A glimmer of reason now pierced Aunt Carrie’s panic and, clattering the tumbler upon the commode, she bolted out of the room to fetch a doctor. Along the corridor she raced and down the stairs, her long bunioned feet performing a miracle of speed, and in the back vestibule she brushed into Ann who was on her way upstairs to bed.
Aunt Carrie clutched at Ann.
“The doctor,” she moaned. “Telephone for the doctor, any of them, to come at once, quick, quick, the doctor.”
Ann took one look at Aunt Carrie. She was a sensible woman, habitually taciturn, and realising that something dreadful and serious had occurred she did not stop to ask any questions. She went instantly to the telephone and very capably rang up Dr. Lewis who promised to come immediately. Ann thought for a moment, then, in case there should be some unavoidable delay, she rang up Dr. Proctor, her own doctor, and asked him to come as well.
Meanwhile Aunt Carrie had darted to the pantry in search of whiting. She had the belief that whiting was an antidote of value. And, returning with the packet of whiting in her hand, she suddenly observed Richard emerge from the drawing-room. He came slowly, disturbed from his own meditation by the unusual flurry, and supporting himself against the lintel of the door he said heavily:
“What is the matter?”
“It’s Harriet,” she gasped, holding the whiting so tightly In her agitation that a thin white stream poured out of the corner of the packet.
“Harriet?” he repeated dully.
She could not wait, she could not endure it; she turned with another cry, and fled upstairs. He followed slowly.
Harriet was still stretched upon her bed under the bright glare, lying amongst her rows and rows of bottles. She had stopped moaning now. She lay sideways and twisted up and her puffed-up mouth was fallen open. A gummy mucus had formed on her blackened lips.
Occasionally Harriet’s legs gave a little twitch and with that twitch Harriet’s breath came back to her in one quick snore. Sick with terror at that quick infrequent snore, Aunt Carrie mixed the whiting in a frenzy of haste and endeavoured to get some of it past Harriet’s swollen lips. She was still trying to do this when Richard entered the room. He stood staring at Harriet, quite stunned.

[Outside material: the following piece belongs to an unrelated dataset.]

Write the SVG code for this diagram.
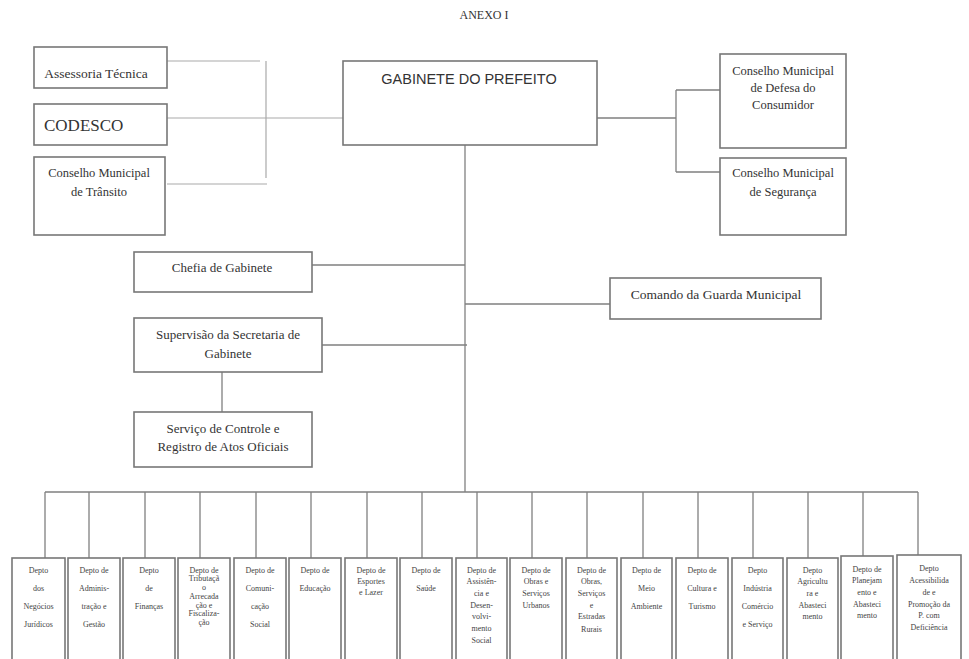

“Why, Harriet,” he said in a thickened voice.
Harriet answered by puking back some of Aunt Carrie’s whiting.
Richard came forward in a kind of stupor.

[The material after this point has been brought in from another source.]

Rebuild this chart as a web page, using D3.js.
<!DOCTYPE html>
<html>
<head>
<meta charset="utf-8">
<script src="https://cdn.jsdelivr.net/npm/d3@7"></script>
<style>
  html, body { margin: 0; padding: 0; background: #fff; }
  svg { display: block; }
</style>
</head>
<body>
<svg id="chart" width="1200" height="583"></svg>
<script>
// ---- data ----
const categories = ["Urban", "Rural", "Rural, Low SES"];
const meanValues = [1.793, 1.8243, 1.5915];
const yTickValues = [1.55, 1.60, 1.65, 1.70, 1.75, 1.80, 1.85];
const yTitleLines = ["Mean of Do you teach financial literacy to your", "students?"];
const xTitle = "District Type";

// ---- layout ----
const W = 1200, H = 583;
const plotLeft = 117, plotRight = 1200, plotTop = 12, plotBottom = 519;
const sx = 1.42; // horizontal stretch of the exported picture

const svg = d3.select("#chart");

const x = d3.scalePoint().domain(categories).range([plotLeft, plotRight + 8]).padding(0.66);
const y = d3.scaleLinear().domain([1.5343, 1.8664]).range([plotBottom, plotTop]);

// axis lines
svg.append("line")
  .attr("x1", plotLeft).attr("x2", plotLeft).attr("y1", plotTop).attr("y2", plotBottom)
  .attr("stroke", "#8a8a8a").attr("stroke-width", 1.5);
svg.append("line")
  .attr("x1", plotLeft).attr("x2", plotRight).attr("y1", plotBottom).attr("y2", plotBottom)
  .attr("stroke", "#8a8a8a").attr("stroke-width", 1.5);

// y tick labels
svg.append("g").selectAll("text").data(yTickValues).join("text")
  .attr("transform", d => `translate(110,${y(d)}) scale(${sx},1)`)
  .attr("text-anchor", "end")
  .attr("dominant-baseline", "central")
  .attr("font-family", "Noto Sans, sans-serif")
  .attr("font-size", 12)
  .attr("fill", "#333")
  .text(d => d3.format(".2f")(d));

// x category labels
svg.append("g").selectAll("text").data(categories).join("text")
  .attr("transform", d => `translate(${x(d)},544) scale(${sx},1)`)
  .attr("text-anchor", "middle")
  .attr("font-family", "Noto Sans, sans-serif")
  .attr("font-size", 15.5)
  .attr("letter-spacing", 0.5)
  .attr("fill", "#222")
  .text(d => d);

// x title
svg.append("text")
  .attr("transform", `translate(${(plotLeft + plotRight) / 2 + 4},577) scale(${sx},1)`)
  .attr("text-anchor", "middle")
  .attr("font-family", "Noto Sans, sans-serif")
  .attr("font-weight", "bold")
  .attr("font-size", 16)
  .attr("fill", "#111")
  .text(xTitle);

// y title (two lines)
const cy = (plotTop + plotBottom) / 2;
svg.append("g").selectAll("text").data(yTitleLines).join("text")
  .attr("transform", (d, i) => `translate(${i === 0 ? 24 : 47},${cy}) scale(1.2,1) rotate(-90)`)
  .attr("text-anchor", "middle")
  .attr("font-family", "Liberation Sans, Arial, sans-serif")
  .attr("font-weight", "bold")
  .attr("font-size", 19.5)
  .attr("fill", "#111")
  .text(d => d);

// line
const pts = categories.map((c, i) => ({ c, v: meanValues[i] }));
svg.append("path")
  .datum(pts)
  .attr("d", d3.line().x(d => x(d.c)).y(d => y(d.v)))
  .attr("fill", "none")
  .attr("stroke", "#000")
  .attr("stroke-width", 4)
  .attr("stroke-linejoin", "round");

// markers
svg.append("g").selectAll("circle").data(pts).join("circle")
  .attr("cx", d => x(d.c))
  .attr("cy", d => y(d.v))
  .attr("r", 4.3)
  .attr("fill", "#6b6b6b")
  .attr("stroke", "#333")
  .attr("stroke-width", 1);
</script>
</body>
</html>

“Harriet,” he mumbled again in a besotted sort of way.
He was interrupted by the abrupt entry of Dr. Lewis who walked in cheerfully with his black gladstone bag. But when Dr. Lewis saw Harriet his cheerfulness dropped from him. His manner altered completely and in a subdued tone he asked Aunt Carrie to ’phone for Dr. Scott to come immediately. Aunt Carrie ran to do this at once. Richard retreated to the alcove by the window where, like some strange figure of destiny, he stood silent, watching.
Dr. Scott came with great dispatch and Dr. Proctor, who had walked up from Sleescale, arrived at exactly the same time. The three doctors put their heads together over Harriet. They did a great many things to Harriet. They injected Harriet with little syringes and lifted Harriet’s unresistant eyelids and pumped at Harriet’s stomach. They pumped and pumped at Harriet’s stomach and got the most extraordinary amount out of Harriet’s stomach. They all saw what a good dinner Harriet had eaten — it was incredible the quantity of asparagus she had put away. But Harriet did not see. Harriet, being dead, would not see any more.
At last, after a final attempt at resuscitation, the doctors were obliged to give it up and, wiping his forehead, Dr. Lewis advanced towards Richard who still stood rigidly in the window alcove.